Saturday, 14 February 2015

The Joy of Tithing - Say "Cheese"!

But do they send their money to Spanky?
It's always amused me that certain fundamentalist publications promote their "mom and apple pie" image through carefully chosen photographs in their publications. You know the sort of thing, happy, smiling families promoting the joy of tithing.

The latest issue of Tomorrow's World illustrates the point. The focus for January-February is, yup, you guessed it, tithing. Now this isn't the easiest of sells. Rod "Spanky" Meredith hits the usual proof texts hard, but how do you put a positive spin on an article of this kind? The answer seems to be to find a nice, attractive family who smile and are obviously overjoyed to shell out to the cause.

So where do you go to find a photogenic family of this sort? Good teeth, nicely dressed, one kid of each gender. You'd think there'd be lots of real life families in the Living Church of God to choose from, right? And you'd obviously expect the smiling subjects to be a member family, right?

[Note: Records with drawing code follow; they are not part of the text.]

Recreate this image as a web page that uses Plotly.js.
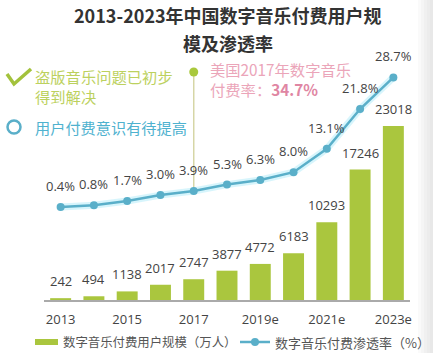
<!DOCTYPE html>
<html><head><meta charset="utf-8">
<script src="https://cdn.plot.ly/plotly-3.0.1.min.js"></script>
<style>html,body{margin:0;padding:0;background:#fff;}#chart{width:433px;height:353px;}</style>
</head><body><div id="chart"></div>
<script>
// ---- data ----
const years = ['2013','2014','2015','2016','2017','2018','2019e','2020e','2021e','2022e','2023e'];
const users = [242, 494, 1138, 2017, 2747, 3877, 4772, 6183, 10293, 17246, 23018];
const rate = [0.4, 0.8, 1.7, 3.0, 3.9, 5.3, 6.3, 8.0, 13.1, 21.8, 28.7];
const tickYears = ['2013','2015','2017','2019e','2021e','2023e'];
const barName = '数字音乐付费用户规模（万人）';
const lineName = '数字音乐付费渗透率（%）';
const titleLines = ['2013-2023年中国数字音乐付费用户规', '模及渗透率'];
const noteGreen = ['盗版音乐问题已初步', '得到解决'];
const noteBlue = '用户付费意识有待提高';
const usNote = ['美国2017年数字音乐', '付费率：', '34.7%'];

const FONT = 'Open Sans, Noto Sans CJK SC, sans-serif';
const CJK = 'Noto Sans CJK SC, sans-serif';
const GREEN = '#aac63e';
const TEAL = '#5aafc9';

const traces = [
  {type:'bar', x:years, y:users, marker:{color:GREEN}, hoverinfo:'none', showlegend:false},
  {type:'scatter', mode:'lines', x:years, y:rate, yaxis:'y2', line:{color:'rgba(175,235,250,0.5)', width:7}, hoverinfo:'none', showlegend:false},
  {type:'scatter', mode:'lines+markers', x:years, y:rate, yaxis:'y2', line:{color:TEAL, width:2.5}, marker:{color:TEAL, size:8}, hoverinfo:'none', showlegend:false}
];

const ann = [];
years.forEach((c,i)=>{
  ann.push({x:i, y:users[i], xref:'x', yref:'y', text:String(users[i]), showarrow:false, yanchor:'bottom', yshift:6, font:{family:FONT, size:13, color:'#444'}});
  ann.push({x:i, y:rate[i], xref:'x', yref:'y2', text:rate[i].toFixed(1)+'%', showarrow:false, yanchor:'bottom', yshift:10, font:{family:FONT, size:13, color:'#444'}});
});
// title
ann.push({xref:'paper', yref:'paper', x:0.503, y:1.1875, text:'<b>'+titleLines[0]+'</b>', showarrow:false, xanchor:'center', yanchor:'middle', font:{family:CJK, size:18, color:'#333'}});
ann.push({xref:'paper', yref:'paper', x:0.503, y:1.071, text:'<b>'+titleLines[1]+'</b>', showarrow:false, xanchor:'center', yanchor:'middle', font:{family:CJK, size:18, color:'#333'}});
// left notes
ann.push({xref:'paper', yref:'paper', x:-0.030, y:0.892, text:noteGreen.join('<br>'), align:'left', showarrow:false, xanchor:'left', yanchor:'middle', font:{family:CJK, size:15.3, color:'#bcd15e'}});
ann.push({xref:'paper', yref:'paper', x:-0.030, y:0.721, text:noteBlue, showarrow:false, xanchor:'left', yanchor:'middle', font:{family:CJK, size:15.2, color:'#4fb2cf'}});
// US note
ann.push({xref:'paper', yref:'paper', x:0.448, y:0.921, align:'left', text:usNote[0]+'<br>'+usNote[1]+'<b><span style="color:#df86a3">'+usNote[2]+'</span></b>', showarrow:false, xanchor:'left', yanchor:'middle', font:{family:CJK, size:15.3, color:'#eba5b9'}});
// legend texts
ann.push({xref:'paper', yref:'paper', x:0.0464, y:-0.175, text:barName, showarrow:false, xanchor:'left', yanchor:'middle', font:{family:CJK, size:12.4, color:'#555'}});
ann.push({xref:'paper', yref:'paper', x:0.6257, y:-0.175, text:lineName, showarrow:false, xanchor:'left', yanchor:'middle', font:{family:CJK, size:13, color:'#555'}});

const shapes = [
  // check mark
  {type:'path', xref:'paper', yref:'paper', path:'M-0.1011,0.9417 L-0.0820,0.9 L-0.0355,0.9625', line:{color:'#a3c23c', width:3.5}},
  // ring
  {type:'circle', xref:'paper', yref:'paper', x0:-0.0997, x1:-0.0642, y0:0.6938, y1:0.7479, line:{color:TEAL, width:2.5}, fillcolor:'rgba(0,0,0,0)'},
  // vertical callout line
  {type:'line', xref:'x', yref:'paper', x0:4, x1:4, y0:0.454, y1:0.95, line:{color:'#d6d6a6', width:1.5}, layer:'below'},
  {type:'circle', xref:'x', yref:'paper', xsizemode:'pixel', ysizemode:'pixel', xanchor:4, yanchor:0.95, x0:-4.5, x1:4.5, y0:-4.5, y1:4.5, fillcolor:'#a9c83c', line:{width:0}},
  // legend symbols
  {type:'rect', xref:'paper', yref:'paper', x0:-0.0246, x1:0.0383, y0:-0.1875, y1:-0.1625, fillcolor:GREEN, line:{width:0}},
  {type:'line', xref:'paper', yref:'paper', x0:0.5355, x1:0.6175, y0:-0.175, y1:-0.175, line:{color:TEAL, width:2.5}},
  {type:'circle', xref:'paper', yref:'paper', x0:0.5656, x1:0.5874, y0:-0.1917, y1:-0.1583, fillcolor:TEAL, line:{width:0}}
];
// right-edge fade
for (let k=0;k<5;k++){
  shapes.push({type:'rect', xref:'paper', yref:'paper', x0:1.0219+k*0.0082, x1:1.07, y0:-0.23, y1:1.26, fillcolor:'rgba(200,200,200,0.09)', line:{width:0}, layer:'above'});
}

const layout = {
  width:433, height:353,
  margin:{l:44, r:23, t:60, b:53},
  paper_bgcolor:'#fff', plot_bgcolor:'rgba(0,0,0,0)',
  showlegend:false,
  bargap:0.37,
  xaxis:{type:'category', range:[-0.5,10.5], showgrid:false, zeroline:false, showline:true, linecolor:'#aaa', linewidth:1.5,
         tickmode:'array', tickvals:tickYears, ticktext:tickYears, ticks:'', ticklabelstandoff:7, tickfont:{family:FONT, size:13, color:'#444'}, fixedrange:true},
  yaxis:{range:[0,31746], visible:false, fixedrange:true},
  yaxis2:{range:[-19.9,32.5], overlaying:'y', visible:false, fixedrange:true},
  annotations:ann,
  shapes:shapes
};
Plotly.newPlot('chart', traces, layout, {displayModeBar:false, staticPlot:true});
</script></body></html>
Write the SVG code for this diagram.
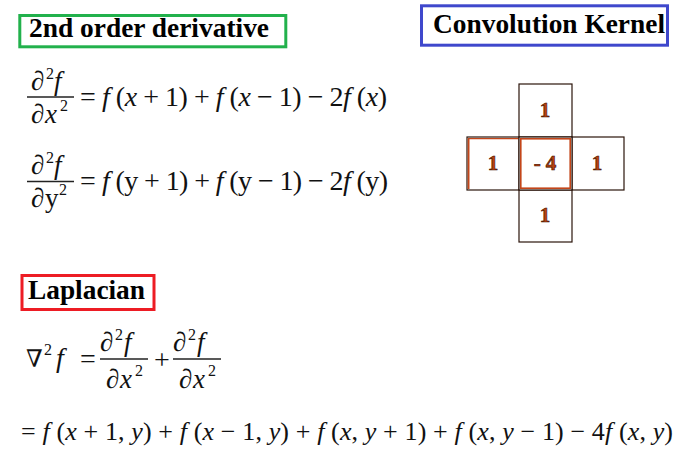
<svg xmlns="http://www.w3.org/2000/svg" width="692" height="463" viewBox="0 0 692 463">
<style>
text{font-family:'Liberation Serif','DejaVu Serif',serif;fill:#111}
.ttl{font-weight:bold;font-size:27px;fill:#000}
.m{font-size:28px}
.fr{font-size:27px}
.sup{font-size:16px}
.i{font-style:italic}
.bar{stroke:#222;stroke-width:1.3}
.cell{fill:#fff;stroke:#2b140a;stroke-width:1.2}
.celli{fill:none;stroke:#c4461a;stroke-width:1.6}
.num{font-weight:bold;font-size:21px;fill:#b8420f;stroke:#3a1000;stroke-width:0.6;text-anchor:middle}
</style>
<rect width="692" height="463" fill="#fff"/>

<g id="title-derivative">
<rect x="19.8" y="15.5" width="266" height="31.3" fill="none" stroke="#22b14c" stroke-width="3"/>
<text class="ttl" x="29" y="37" textLength="240" lengthAdjust="spacingAndGlyphs">2nd order derivative</text>
</g>

<g id="title-kernel">
<rect x="421.5" y="5.8" width="246" height="39.4" fill="none" stroke="#3f48cc" stroke-width="3"/>
<text class="ttl" x="433" y="33" textLength="232" lengthAdjust="spacingAndGlyphs">Convolution Kernel</text>
</g>

<g id="eq-dx">
<text class="fr i" x="31" y="90">∂</text><text class="sup" x="46" y="79">2</text><text class="fr i" x="54" y="90">f</text>
<line class="bar" x1="27" y1="97" x2="74" y2="97"/>
<text class="fr i" x="31" y="123">∂</text><text class="fr i" x="45" y="123">x</text><text class="sup" x="60" y="111">2</text>
<text class="m" x="80" y="106">=</text>
<text class="m" x="102" y="106" textLength="285" lengthAdjust="spacing"><tspan class="i">f</tspan> (<tspan class="i">x</tspan> + 1) + <tspan class="i">f</tspan> (<tspan class="i">x</tspan> − 1) − 2<tspan class="i">f</tspan> (<tspan class="i">x</tspan>)</text>
</g>

<g id="eq-dy">
<text class="fr i" x="31" y="174">∂</text><text class="sup" x="46" y="163">2</text><text class="fr i" x="54" y="174">f</text>
<line class="bar" x1="27" y1="181.5" x2="74" y2="181.5"/>
<text class="fr i" x="31" y="207">∂</text><text class="fr" x="45" y="207">y</text><text class="sup" x="59" y="195">2</text>
<text class="m" x="80" y="190">=</text>
<text class="m" x="102" y="190" textLength="286" lengthAdjust="spacing"><tspan class="i">f</tspan> (y + 1) + <tspan class="i">f</tspan> (y − 1) − 2<tspan class="i">f</tspan> (y)</text>
</g>

<g id="kernel">
<rect class="cell" x="519" y="84" width="53" height="53"/>
<rect class="cell" x="467" y="137" width="52" height="53"/>
<rect class="cell" x="572" y="137" width="52" height="53"/>
<rect class="cell" x="519" y="190" width="53" height="52"/>
<line x1="468.6" y1="138.5" x2="468.6" y2="189" stroke="#c4461a" stroke-width="1.8"/>
<line x1="468" y1="138.6" x2="519" y2="138.6" stroke="#c4461a" stroke-width="1.4"/>
<rect class="cell" x="519" y="137" width="53" height="53" stroke-width="2"/>
<rect class="celli" x="520.8" y="138.8" width="49.4" height="49.4"/>
<text class="num" x="545" y="117">1</text>
<text class="num" x="493" y="170">1</text>
<text class="num" x="545" y="170">- 4</text>
<text class="num" x="597" y="170">1</text>
<text class="num" x="545" y="222">1</text>
</g>

<g id="title-laplacian">
<rect x="22" y="275.5" width="132" height="34" fill="none" stroke="#ed1c24" stroke-width="3"/>
<text class="ttl" x="28" y="299" textLength="117" lengthAdjust="spacingAndGlyphs">Laplacian</text>
</g>

<g id="eq-laplacian">
<text x="26" y="367" font-size="24">∇</text><text class="sup" x="44" y="355">2</text><text class="m i" x="56" y="367">f</text>
<text class="m" x="80" y="368">=</text>
<text class="fr i" x="100" y="351">∂</text><text class="sup" x="115" y="340">2</text><text class="fr i" x="124" y="351">f</text>
<line class="bar" x1="100" y1="359" x2="148" y2="359"/>
<text class="fr i" x="106" y="388">∂</text><text class="fr i" x="120" y="388">x</text><text class="sup" x="135" y="376">2</text>
<text class="m" x="154" y="369">+</text>
<text class="fr i" x="173" y="351">∂</text><text class="sup" x="188" y="340">2</text><text class="fr i" x="197" y="351">f</text>
<line class="bar" x1="173" y1="359" x2="221" y2="359"/>
<text class="fr i" x="179" y="388">∂</text><text class="fr i" x="193" y="388">x</text><text class="sup" x="208" y="376">2</text>
</g>

<g id="eq-expanded">
<text x="21" y="440" font-size="26" textLength="652" lengthAdjust="spacing">= <tspan class="i">f</tspan> (<tspan class="i">x</tspan> + 1, <tspan class="i">y</tspan>) + <tspan class="i">f</tspan> (<tspan class="i">x</tspan> − 1, <tspan class="i">y</tspan>) + <tspan class="i">f</tspan> (<tspan class="i">x</tspan>, <tspan class="i">y</tspan> + 1) + <tspan class="i">f</tspan> (<tspan class="i">x</tspan>, <tspan class="i">y</tspan> − 1) − 4<tspan class="i">f</tspan> (<tspan class="i">x</tspan>, <tspan class="i">y</tspan>)</text>
</g>
</svg>
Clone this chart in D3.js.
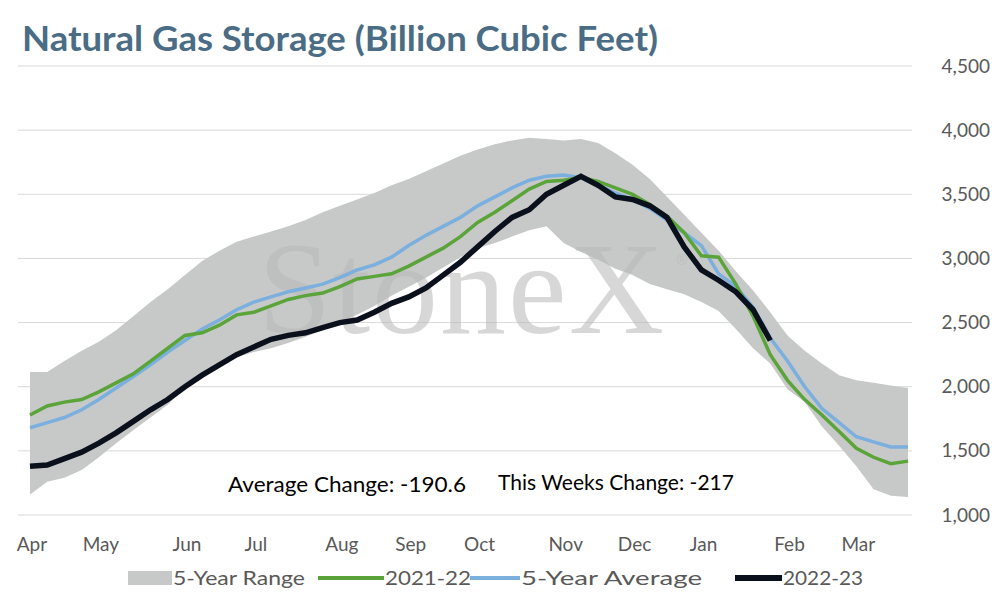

Well, it ain't necessarily so. The nice people who appear on the cover of the current TW, and reappear as deliriously happy tithers on the inside, come to you courtesy of (see the small print at the bottom of page 33). They could be Anglicans, Adventists or Atheists, who knows? Do they tithe? Again, who knows? Are they even a family group rather than just playing the part for the camera? Quite possibly not. And it's highly unlikely any of them would want to help finance Meredith. Could all this then be just a tiny bit deceptive?

We do expect people in TV ads to be paid actors or models. But there's a difference between a high demand sect and a toothpaste brand.

Isn't there?

Tomorrow's World (along with similar publications) is all about pushing the distinctive doctrines of its publisher. It isn't an objective source of news, information and commentary; its a glorified advertising mailer. Which is fine, just as long as you know that.